Perfectly grilled ribeye steak with 30-second flipping timing and resting for juice distribution, served with a rich special wine sauce.

🙋 Recommended for

  • Those who want to successfully make a perfect medium-well steak at home with a crispy exterior, moist interior, and ample juices.
  • Those who want to serve a restaurant-quality main dish and homemade sauce to family or loved ones on birthdays, Parents' Day, anniversaries, or home parties.
  • Those who have struggled with timing when cooking beef at home, often ending up with tough meat or a burnt exterior and raw interior.

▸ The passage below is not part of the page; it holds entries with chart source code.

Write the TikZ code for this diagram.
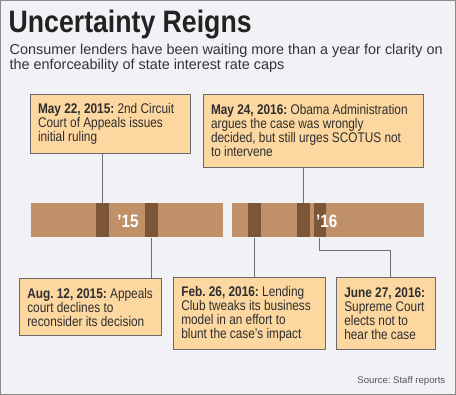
\documentclass[tikz,border=0pt]{standalone}
\usepackage{fontspec}
\setmainfont{Liberation Sans}
\newfontfamily\condfont{Liberation Sans}[FakeStretch=0.845]
\newfontfamily\titlefont{Liberation Sans}[FakeStretch=0.86]
\frenchspacing
\definecolor{bgc}{HTML}{F2F1F6}
\definecolor{framec}{HTML}{8C8C8C}
\definecolor{boxfill}{HTML}{FDD7A0}
\definecolor{boxline}{HTML}{6A6A6A}
\definecolor{barc}{HTML}{C09168}
\definecolor{markc}{HTML}{7B5738}
\definecolor{linec}{HTML}{707070}
\definecolor{textc}{HTML}{2E2E2E}
\definecolor{titlec}{HTML}{222222}
\definecolor{subc}{HTML}{333333}
\definecolor{srcc}{HTML}{555555}
\tikzset{
  evbox/.style={draw=boxline, fill=boxfill, line width=0.9pt, anchor=north west, inner sep=0pt},
  evtext/.style={anchor=west, align=left, inner sep=0pt, text=textc, xshift=7.8pt,
    font=\condfont\fontsize{14}{14}\selectfont},
  barbox/.style={fill=barc, anchor=north west, inner sep=0pt, minimum height=34pt},
  markbox/.style={fill=markc, anchor=north west, inner sep=0pt, minimum height=34pt, minimum width=12.7pt},
  conn/.style={draw=linec, line width=1pt},
  yearlbl/.style={text=white, inner sep=0pt, font=\condfont\bfseries\fontsize{18}{18}\selectfont}
}
\begin{document}
\begin{tikzpicture}[x=1pt,y=-1pt]
\path[use as bounding box] (0,0) rectangle (456,395);
\fill[bgc] (0,0) rectangle (456,395);
\draw[framec, line width=1pt] (0.5,0.5) rectangle (455.5,394.5);

\node[anchor=base west, inner sep=0pt, text=titlec,
  font=\titlefont\bfseries\fontsize{31}{31}\selectfont] (title) at (8.5,32.3) {Uncertainty Reigns};
\node[anchor=north west, inner sep=0pt, align=left, text=subc,
  font=\fontsize{14.4}{13}\selectfont] (sub) at (9.5,44)
  {Consumer lenders have been waiting more than a year for clarity on\\
   the enforceability of state interest rate caps};

% bars
\node[barbox, minimum width=192pt] (barL) at (30.7,203.3) {};
\node[barbox, minimum width=192.3pt] (barR) at (231.7,203.3) {};
\node[markbox] (m1) at (96,203.3) {};
\node[markbox] (m2) at (145,203.3) {};
\node[markbox] (m3) at (247.7,203.3) {};
\node[markbox] (m4) at (296.7,203.3) {};
\node[markbox] (m5) at (313.3,203.3) {};
\node[yearlbl] (y15) at (128,221.5) {’15};
\node[yearlbl] (y16) at (326.8,221.5) {’16};

% boxes
\node[evbox, minimum width=160pt, minimum height=59pt] (b1) at (30,94) {};
\node[evtext] (t1) at (b1.west)
  {\textbf{May 22, 2015:} 2nd Circuit\\ Court of Appeals issues\\ initial ruling};
\node[evbox, minimum width=220pt, minimum height=73pt] (b2) at (203,94) {};
\node[evtext] (t2) at (b2.west)
  {\textbf{May 24, 2016:} Obama Administration\\ argues the case was wrongly\\ decided, but still urges SCOTUS not\\ to intervene};
\node[evbox, minimum width=142pt, minimum height=57pt] (b3) at (19.3,278.3) {};
\node[evtext] (t3) at (b3.west)
  {\textbf{Aug. 12, 2015:} Appeals\\ court declines to\\ reconsider its decision};
\node[evbox, minimum width=151.5pt, minimum height=72pt] (b4) at (173.3,277.3) {};
\node[evtext] (t4) at (b4.west)
  {\textbf{Feb. 26, 2016:} Lending\\ Club tweaks its business\\ model in an effort to\\ blunt the case’s impact};
\node[evbox, minimum width=99pt, minimum height=72pt] (b5) at (336.3,277.3) {};
\node[evtext] (t5) at (b5.west)
  {\textbf{June 27, 2016:}\\ Supreme Court\\ elects not to\\ hear the case};

% connectors
\coordinate (j5) at (390.7,251);
\draw[conn] (m1.north |- b1.south) -- (m1.north);
\draw[conn] (m4.north |- b2.south) -- (m4.north);
\draw[conn] (m2.south) -- (m2.south |- b3.north);
\draw[conn] (m3.south) -- (m3.south |- b4.north);
\draw[conn] (m5.south) |- (j5) -- (j5 |- b5.north);

\node[anchor=base east, inner sep=0pt, text=srcc, font=\fontsize{9.6}{10}\selectfont] (src) at (445.5,384) {Source: Staff reports};
\end{tikzpicture}
\end{document}
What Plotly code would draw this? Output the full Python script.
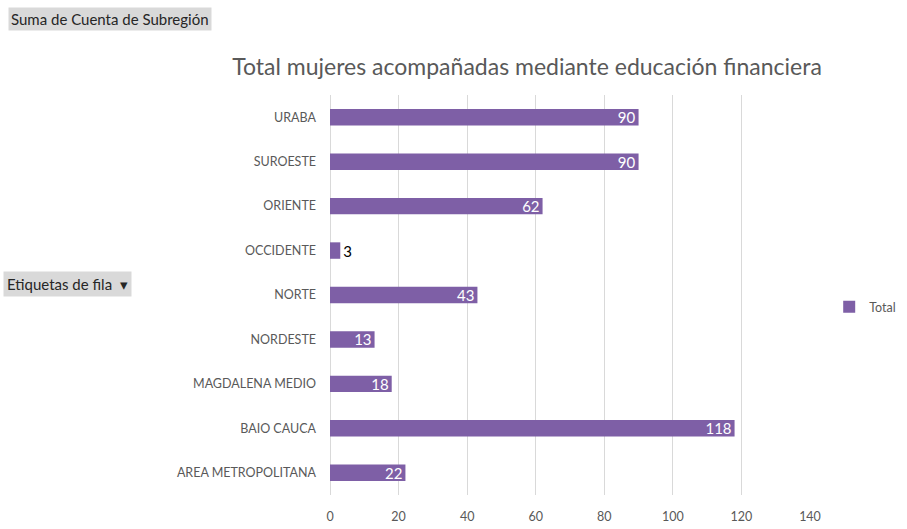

Ingredients needed 🛒1 servings

  • 1 piece Hanwoo ribeye steak (or striploin)
  • salt, as needed
  • pepper, as needed
  • vegetable oil, generous amount
  • 2 pats butter (divided for resting and sauce)
  • thyme, a little (divided for resting and sauce)
  • red wine (or bokbunjaju), as needed
  • sugar, a pinch

Recipe 🍳

  1. Season the thick ribeye or striploin steak generously with salt and pepper on both sides in advance.
  2. Generously coat a frying pan with vegetable oil and heat over high heat until the oil sizzles when the meat is added.
  3. Once the pan is hot, add the steak and flip every 30 seconds to ensure even heat distribution, cooking for a total of 3 minutes.
  4. Remove the cooked steak and place it on aluminum foil. Add one pat of butter and some thyme, wrap tightly, and let rest for 10 minutes.
  5. Without cleaning the pan, pour a splash of red wine (or bokbunjaju) into the pan with the leftover meat juices and oil.
  6. Add a pinch of sugar, a pinch of salt, and some thyme to the wine, and reduce over high heat until the sauce thickens.
  7. When the sauce reaches the desired consistency, turn off the heat, add one pat of butter, and stir gently with the residual heat until melted and smooth.
  8. After 10 minutes of resting, slice the steak to your preferred thickness, arrange on a plate, and drizzle the rich wine sauce over the top.
  1. Season the ribeye with salt and pepper, then sear in an oiled pan, flipping every 30 seconds for 3 minutes.
  2. Wrap the cooked steak in foil with butter and thyme, and let rest for 10 minutes to redistribute juices.
  3. In the same pan, simmer wine, sugar, salt, and thyme, then turn off the heat and stir in butter to finish the sauce.

Cooking tips 💡

  • Flipping the steak every 30 seconds prevents the surface from burning and ensures even heat distribution to the center.
  • Do not slice the steak immediately after cooking; wrap it in foil and rest for 10 minutes so the juices redistribute throughout the meat, making it tender.
  • When finishing the wine sauce, add the butter only after turning off the heat; adding it while the heat is on can cause the sauce to separate. The residual heat will melt it into a glossy, flavorful sauce.